Karay, yeme içme kültürünün önemli yerini kabul etmekle beraber, bir üretim/yeniden üretim mekânı olduğunu da göz ardı etmemiştir. Bu bağlamda yeme içme kültüründe var olan anlamların ve seremonilerin kimler tarafından hangi süreçlerle üretildiği, nasıl aktarıldığı ve bütün bunlarla kimlik arasında nasıl ilişki kurulduğunu da sorgulamaktadır. “Mutbak medeniyeti” derken kastettiği tam da budur. Bu sorgulama, yaşamın en sıradan olduğu düşünülen alanı hakkında betimsel sonuçlar ortaya koyması, yeme içme kültürünün birbirinden nasıl farklılaştığını göstermekle kalmayıp, ekonomik ve politik değişimlerin kültürel olandan ayrı düşünülemeyeceğini de göstermektedir; “‘Bir tarhana çorbası pişirseniz.’ Ve babamın böyle söylediği karlı kış sabahının öğlesinde sofraya o çorba konurdu. İstanbul tarhanadan yüz çevirmeye başladı. Neden? Ev kadını, ev kileri, ev sevgisi, ev yemekleri merakı azaldığı için…”
Refik Halid Karay’ın eserlerinde yeme-içme kültürünün bu kadar zengin olmasının nedenleri arasında, geçmiş yıllarda kentin sunduğu tarımsal olanaklar, tarihsel süreç (imparatorluk başkentine tanıklık etmiş olmak) ve bu süreçte farklı kültürel kimliğe sahip gruplarla etkileşime girebilmesi gibi unsurların yer aldığı unutulmamalıdır.
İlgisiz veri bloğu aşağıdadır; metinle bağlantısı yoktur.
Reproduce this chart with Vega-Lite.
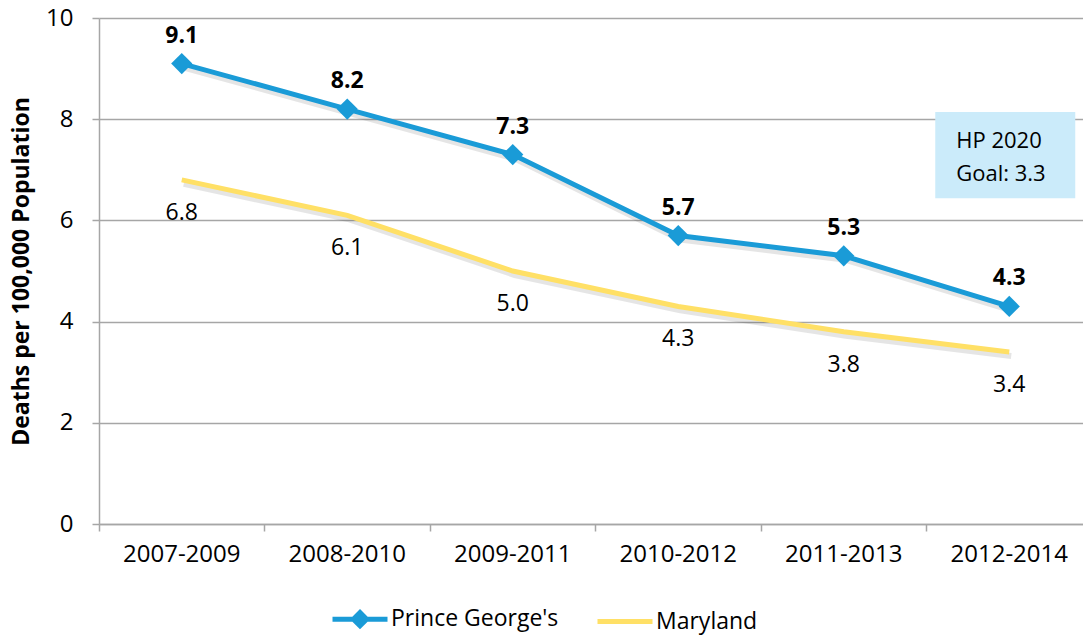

Keşke biz de Refik Halid sofrasına konuk olabilme şansını yakalayanlardan olsaydık. Hayatın bir köy kahvesinde zeytin kırmak kadar yalın, Boğaziçi’nde bir evin salonunda kristal kadehleri “mutluluğa” kaldırmak kadar görkemli olduğunu daha iyi anlardık. Refik Halid’e özlemle…

Kaynakça
Hendrich, Beatrice (2011). “Mario Levi ve Mıgirdiç Margosyan’da Yemek Hatırlama ve Hatırlama Yemekleri”, Haz: Leyla Neyzi. Nasıl Hatırlıyoruz? Türkiye’de Bellek Çalışmaları. İstanbul: İş Bankası, s.91-121.
Karay, Refik Halid (2015) Mutfak Zevkinin Son Günleri. İstanbul: İnkılap Yay.
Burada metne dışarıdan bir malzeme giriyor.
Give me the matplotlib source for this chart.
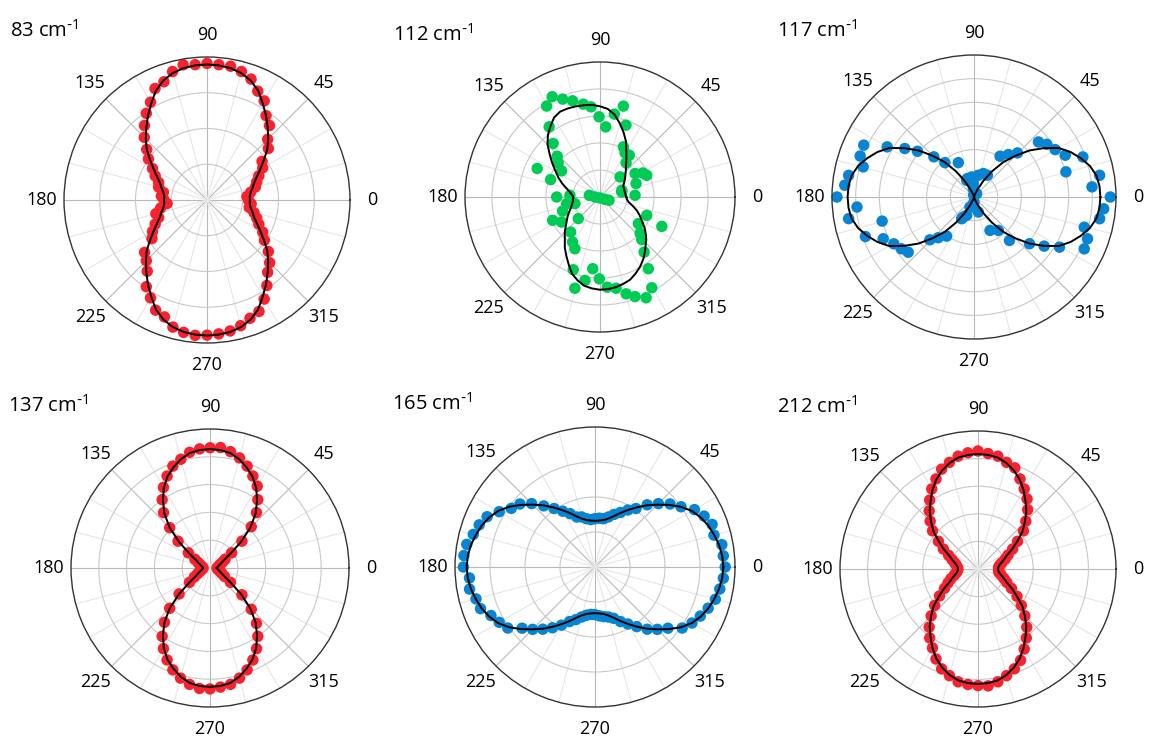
import numpy as np
import matplotlib
matplotlib.use('Agg')
import matplotlib.pyplot as plt

plt.rcParams['font.family'] = ['Open Sans', 'DejaVu Sans']
plt.rcParams['mathtext.default'] = 'regular'

W, H = 1153, 740

# angle grid (degrees) used for the regular measurements and fitted curves
angles = np.arange(0, 360, 5)

titles = ['83', '112', '117', '137', '165', '212']
theta_tick_labels = ['0', '45', '90', '135', '180', '225', '270', '315']

red = '#f8222f'
green = '#00cc55'
blue = '#0884d2'

# ---------- 83 cm-1 ----------
p1_fit = [.30, .30, .31, .33, .35, .385, .43, .485, .55, .605, .66, .72, .78, .845, .89, .92, .937, .945, .948,
          .945, .937, .92, .89, .845, .78, .72, .66, .605, .55, .485, .43, .385, .35, .33, .31, .30,
          .30,
          .30, .31, .33, .35, .385, .43, .485, .55, .605, .66, .72, .78, .845, .89, .92, .937, .945,
          .948,
          .945, .937, .92, .89, .845, .78, .72, .66, .605, .55, .485, .43, .385, .35, .33, .31, .30]
p1_data = [.29, .28, .31, .35, .37, .40, .45, .47, .56, .60, .68, .72, .80, .84, .90, .93, .95, .95, .955,
           .95, .96, .93, .88, .86, .79, .74, .68, .62, .55, .50, .44, .40, .36, .35, .31, .32,
           .30,
           .28, .33, .37, .36, .40, .44, .47, .57, .60, .65, .74, .79, .85, .87, .92, .94, .95,
           .945,
           .94, .93, .91, .88, .86, .80, .73, .66, .62, .56, .49, .45, .40, .37, .34, .30, .31]

# ---------- 112 cm-1 ----------
p2_fit = [.195, .19, .188, .187, .188, .19, .205, .225, .245, .27, .30, .34, .39, .455, .51, .565, .62, .655,
          .672, .685, .69, .695, .698, .698, .68, .64, .60, .55, .485, .43, .38, .34, .30, .26, .23, .21,
          .198, .20, .205, .215, .228, .25, .275, .30, .33, .37, .405, .455, .50, .55, .605, .64, .668, .68,
          .687, .685, .678, .666, .652, .625, .595, .56, .52, .48, .445, .405, .36, .325, .29, .25, .215, .20]
p2_theta = [115.5, 110.9, 105.9, 120.4, 100.2, 95.7, 90.7, 85.3, 80.2, 75.6, 70.1, 125.9, 131.2, 65, 60.4,
            54.9, 52.6, 136.4, 140.8, 145.8, 155.6, 160.6, 45, 33.8, 29.3, 24.9, 20.4, 17.2,
            171, 180, 270, 335, 340,
            176.8, 180, 191.2, 194.8, 200.6, 13, 2.8, 206.2, 213.1, 224.9, 230.1, 238.8, 244.1,
            338.6, 334.6, 325.2, 318, 314.4, 308.7, 249.8, 264.2, 269.5, 259.8, 254.6, 274.6, 280,
            285.1, 289.4, 294.6, 304, 299.7]
p2_r = [.823, .776, .741, .781, .699, .671, .594, .521, .623, .695, .566, .642, .527, .41, .376,
        .378, .318, .438, .40, .344, .511, .388, .21, .313, .364, .382, .285, .169,
        .08, .037, .007, .041, .071,
        .223, .321, .252, .192, .296, .165, .26, .391, .34, .227, .339, .391, .426,
        .372, .507, .346, .40, .442, .523, .574, .534, .606, .628, .701, .67, .686,
        .743, .782, .821, .641, .774]

# ---------- 117 cm-1 ----------
p3_fit = [.89, .887, .875, .845, .80, .75, .69, .60, .51, .41, .32, .22, .13, .06, .02, 0, 0, 0, 0,
          0, 0, 0, .02, .06, .13, .22, .32, .41, .51, .60, .69, .75, .80, .845, .875, .887,
          .89,
          .887, .875, .845, .80, .75, .69, .60, .51, .41, .32, .22, .13, .06, .02, 0, 0, 0,
          0,
          0, 0, 0, .02, .06, .13, .22, .32, .41, .51, .60, .69, .75, .80, .845, .875, .887]
p3_theta = [154.8, 160.2, 164.8, 170.2, 174.8, 180, 184.9, 189.8, 200, 194.7, 204.7, 210.3, 215.5, 220,
            150, 145, 141, 135, 130.2, 114.5, 224.1, 228.7, 235, 240.4,
            57.4, 51, 45.4, 40.5, 35.9, 30.3, 24.6, 20.2, 15.3, 9.8, 4.9, 0, 354.8, 350.2, 344.7,
            339.8, 334.8, 329.6, 325, 319.9, 309.2, 306.1, 295.6,
            110, 96.6, 78.8, 68.3, 58.5, 93, 95, 100, 270, 270, 286, 248.3, 113.6, 241.8, 248, 52]
p3_r = [.858, .852, .809, .896, .914, .965, .827, .896, .814, .669, .704, .654, .628, .605,
        .706, .595, .512, .40, .317, .266, .433, .382, .336, .176,
        .341, .385, .436, .597, .633, .662, .707, .817, .671, .898, .834, .96, .917, .898, .805,
        .852, .858, .698, .603, .511, .395, .291, .261,
        .138, .142, .156, .178, .18, .095, .06, .015, .035, .07, .11, .139, .128, .16, .076, .03]

# ---------- 137 cm-1 ----------
p4_fit = [.048, .052, .058, .066, .077, .095, .12, .18, .29, .41, .51, .59, .665, .725, .77, .81, .84, .852, .855,
          .852, .84, .81, .77, .725, .665, .59, .51, .41, .29, .18, .12, .095, .077, .066, .058, .052,
          .048,
          .052, .058, .066, .077, .095, .12, .18, .29, .41, .51, .59, .665, .725, .77, .81, .84, .852,
          .855,
          .852, .84, .81, .77, .725, .665, .59, .51, .41, .29, .18, .12, .095, .077, .066, .058, .052]
p4_data = [.05, .06, .065, .07, .08, .10, .125, .19, .30, .42, .52, .60, .68, .73, .78, .82, .85, .87, .865,
           .86, .845, .81, .78, .73, .67, .60, .52, .41, .30, .19, .125, .095, .08, .07, .06, .055,
           .05,
           .055, .06, .07, .08, .10, .13, .18, .29, .41, .51, .60, .67, .73, .78, .82, .85, .87,
           .87,
           .86, .85, .82, .78, .73, .67, .60, .52, .42, .30, .18, .12, .095, .08, .07, .06, .055]

# ---------- 165 cm-1 ----------
p5_fit = [.917, .912, .90, .882, .862, .835, .80, .75, .69, .63, .575, .52, .47, .425, .385, .357, .34, .333, .33,
          .333, .34, .357, .385, .425, .47, .52, .575, .63, .69, .75, .80, .835, .862, .882, .90, .912,
          .917,
          .912, .90, .882, .862, .835, .80, .75, .69, .63, .575, .52, .47, .425, .385, .357, .34, .333,
          .33,
          .333, .34, .357, .385, .425, .47, .52, .575, .63, .69, .75, .80, .835, .862, .882, .90, .912]
p5_data = [.93, .92, .92, .88, .89, .86, .82, .75, .70, .64, .58, .51, .47, .43, .40, .37, .35, .35, .345,
           .34, .35, .37, .38, .42, .46, .51, .57, .64, .70, .73, .79, .85, .88, .90, .93, .94,
           .94,
           .90, .91, .88, .87, .82, .79, .76, .68, .63, .58, .53, .48, .43, .40, .37, .35, .34,
           .34,
           .35, .36, .37, .39, .43, .47, .52, .58, .63, .68, .76, .80, .83, .86, .89, .905, .92]

# ---------- 212 cm-1 ----------
p6_fit = [.145, .148, .157, .175, .20, .23, .285, .345, .42, .48, .545, .60, .66, .715, .76, .795, .82, .83, .833,
          .83, .82, .795, .76, .715, .66, .60, .545, .48, .42, .345, .285, .23, .20, .175, .157, .148,
          .145,
          .148, .157, .175, .20, .23, .285, .345, .42, .48, .545, .60, .66, .715, .76, .795, .82, .83,
          .833,
          .83, .82, .795, .76, .715, .66, .60, .545, .48, .42, .345, .285, .23, .20, .175, .157, .148]
p6_data = [.15, .15, .16, .18, .21, .24, .29, .35, .43, .49, .56, .62, .67, .72, .78, .80, .83, .84, .855,
           .845, .83, .80, .77, .72, .67, .61, .55, .49, .43, .35, .29, .235, .20, .175, .16, .15,
           .145,
           .15, .16, .18, .21, .24, .28, .34, .41, .48, .55, .61, .66, .72, .77, .80, .83, .84,
           .845,
           .85, .83, .80, .77, .73, .67, .61, .55, .48, .41, .345, .28, .23, .20, .175, .155, .15]

panels = [
    dict(title=titles[0], fit=p1_fit, th=angles, r=p1_data, color=red, rings=4,
         c=(207, 200), R=143, tpos=(10, 37)),
    dict(title=titles[1], fit=p2_fit, th=p2_theta, r=p2_r, color=green, rings=5,
         c=(600, 197), R=135, tpos=(393, 41)),
    dict(title=titles[2], fit=p3_fit, th=p3_theta, r=p3_r, color=blue, rings=6,
         c=(974, 197), R=142, tpos=(777, 37)),
    dict(title=titles[3], fit=p4_fit, th=angles, r=p4_data, color=red, rings=5,
         c=(210, 568), R=139, tpos=(8, 412)),
    dict(title=titles[4], fit=p5_fit, th=angles, r=p5_data, color=blue, rings=4,
         c=(595, 567), R=140, tpos=(392, 410)),
    dict(title=titles[5], fit=p6_fit, th=angles, r=p6_data, color=red, rings=5,
         c=(978, 569), R=138, tpos=(777, 413)),
]

fig = plt.figure(figsize=(W / 100, H / 100), dpi=100)

for p in panels:
    cx, cy = p['c']
    R = p['R']
    ax = fig.add_axes([(cx - R) / W, 1 - (cy + R) / H, 2 * R / W, 2 * R / H],
                      projection='polar')
    ax.set_axisbelow(True)
    ax.set_ylim(0, 1)
    n = p['rings']
    ax.set_yticks(np.linspace(0, 1, n + 1)[1:-1])
    ax.set_yticklabels([])
    ax.set_xticks(np.deg2rad(np.arange(0, 360, 45)))
    ax.set_xticklabels(theta_tick_labels)
    ax.set_xticks(np.deg2rad(np.arange(0, 360, 15)), minor=True)
    ax.xaxis.grid(True, which='major', color='#b8b8b8', lw=0.8)
    ax.xaxis.grid(True, which='minor', color='#e6e6e6', lw=0.8)
    ax.yaxis.grid(True, color='#c8c8c8', lw=0.8)
    ax.tick_params(axis='x', which='both', direction='in', length=4, width=0.8,
                   color='#333333', labelcolor='black', labelsize=13, pad=9)
    ax.tick_params(axis='y', length=0)
    ax.spines['polar'].set_color('#333333')
    ax.spines['polar'].set_linewidth(1.0)

    ax.scatter(np.deg2rad(p['th']), p['r'], s=68, color=p['color'],
               edgecolors='none', zorder=2, clip_on=False)
    fit_th = np.deg2rad(np.append(angles, angles[0]))
    fit_r = np.append(p['fit'], p['fit'][0])
    ax.plot(fit_th, fit_r, color='black', lw=1.4, zorder=3)

    tx, ty = p['tpos']
    fig.text(tx / W, 1 - ty / H, p['title'] + r' cm$^{\text{-}1}$', fontsize=14.5,
             ha='left', va='baseline')

fig.savefig('out.png', dpi=100)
Karay, Refik Halid (2018) Üç Nesil Üç Hayat. İstanbul: İnkılap Yay.
Karay, Refik Halid (1990) Bu Bizim Hayatımız. İstanbul: İnkılap Yay.
Karay, Refik Halid (1997) Sonuncu Kadeh. İstanbul: İnkılap Yay.
Karay, Refik Halid ( 2011) Makyajlı Kadın. İstanbul: İnkılap Yay.